Figure 1.

Infected cell with a differentiated bacteroid in an indeterminate nodule. Nitrogenase reduces di-nitrogen (N₂) into ammonia (NH₃) in the inner space of the bacteroid (high pH), which is then protonated into ammonium (NH₄⁺) in the symbiosome space (low pH). Leghemoglobin (Lb) transports O₂ to the bacteroid cytochrome (Cyt) of the electron transport chain (ETC). Sucrose is downloaded in the cytoplasm, where it is transformed by glycolysis pathways (PEPC-MDH) into malate, the main source of carbon skeletons for N transport out of the nodule and reductant power for driving N₂ fixation. Malate is transported by dicarboxylate transport (Dct and DctA), either placed in the peribacteroid membrane (PBM) or the bacteroid membrane.
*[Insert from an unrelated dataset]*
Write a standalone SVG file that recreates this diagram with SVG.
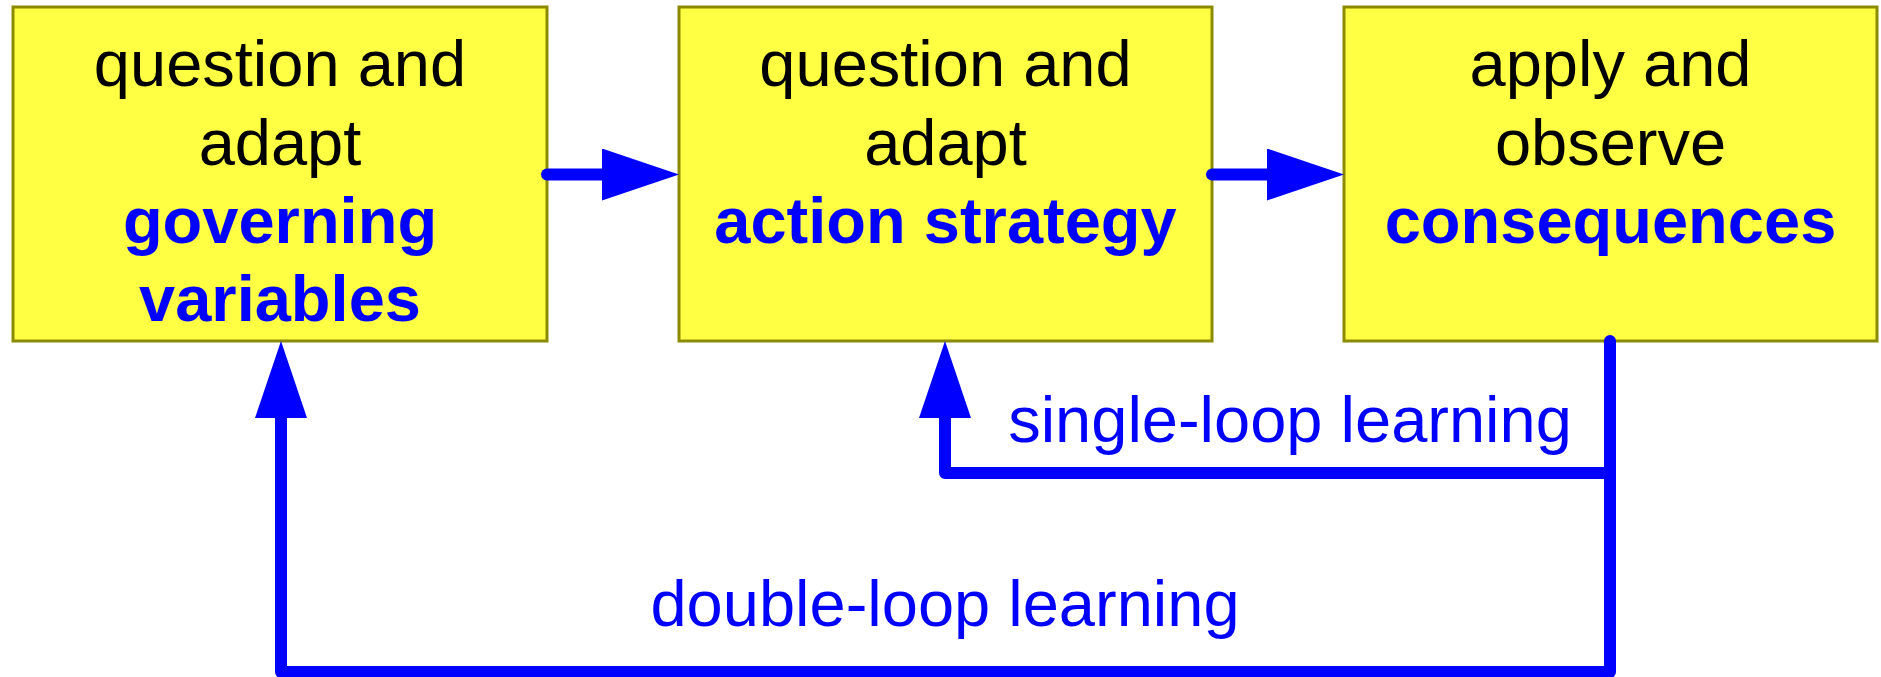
<svg xmlns="http://www.w3.org/2000/svg" width="1881" height="677" viewBox="0 0 1881 677">
<style>
.box{fill:#ffff44;stroke:#8b8b00;stroke-width:3}
.t{font-family:"Liberation Sans",Arial,sans-serif;font-size:65px;text-anchor:middle;fill:#000}
.b{font-weight:bold;fill:#0000ff}
.lbl{font-family:"Liberation Sans",Arial,sans-serif;font-size:65px;fill:#0000ff;text-anchor:middle}
.c{fill:none;stroke:#0000ff;stroke-width:12;stroke-linecap:round;stroke-linejoin:round}
</style>
<defs>
<marker id="ah" viewBox="0 -26 77 52" refX="0" refY="0" markerWidth="77" markerHeight="52" markerUnits="userSpaceOnUse" orient="auto">
<path d="M0,-26 L77,0 L0,26 Z" fill="#0000ff"/>
</marker>
</defs>
<rect width="1881" height="677" fill="#ffffff"/>
<g id="governing">
<rect class="box" x="13" y="7" width="534" height="334"/>
<text class="t" x="280" y="86">question and</text>
<text class="t" x="280" y="165">adapt</text>
<text class="t b" x="280" y="243">governing</text>
<text class="t b" x="280" y="321">variables</text>
</g>
<g id="action">
<rect class="box" x="679" y="7" width="533" height="334"/>
<text class="t" x="945.5" y="86">question and</text>
<text class="t" x="945.5" y="165">adapt</text>
<text class="t b" x="945.5" y="243">action strategy</text>
</g>
<g id="consequences">
<rect class="box" x="1344" y="7" width="533" height="334"/>
<text class="t" x="1610.5" y="86">apply and</text>
<text class="t" x="1610.5" y="165">observe</text>
<text class="t b" x="1610.5" y="243">consequences</text>
</g>
<g id="connectors">
<path class="c" d="M547,174.5 H602" marker-end="url(#ah)"/>
<path class="c" d="M1212,174.5 H1267" marker-end="url(#ah)"/>
<path class="c" d="M1610,341 V473 H945 V418" marker-end="url(#ah)"/>
<path class="c" d="M1610,473 V672 H281 V418" marker-end="url(#ah)"/>
<text class="lbl" x="1290" y="442">single-loop learning</text>
<text class="lbl" x="945" y="626">double-loop learning</text>
</g>
</svg>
A cation channel permeable to NH₄⁺ has been proposed as exporting NH₄⁺ across the PBM [69]. NH₄⁺ is transformed into asparagine (Asn) through the GS-GOGAT pathway using oxaloacetate (OAA) as a substrate. Asn is most likely involved in a negative feedback regulation of N₂ fixation. Part of the CO₂ from the tricarboxylic acid (TCA) cycle is recycled by the phosphoenolpyruvate carboxylase (PEPC). Nodule-specific cysteine-rich (NCR) peptides drive the final transformation of bacteria into a bacteroid by a recognition protein system (BacA) located in the bacteroid membrane. Figure adapted from: Fischinger [70], Oldroyd et al. [67], Udvardi and Poole [63], and Sulieman and Tran [20].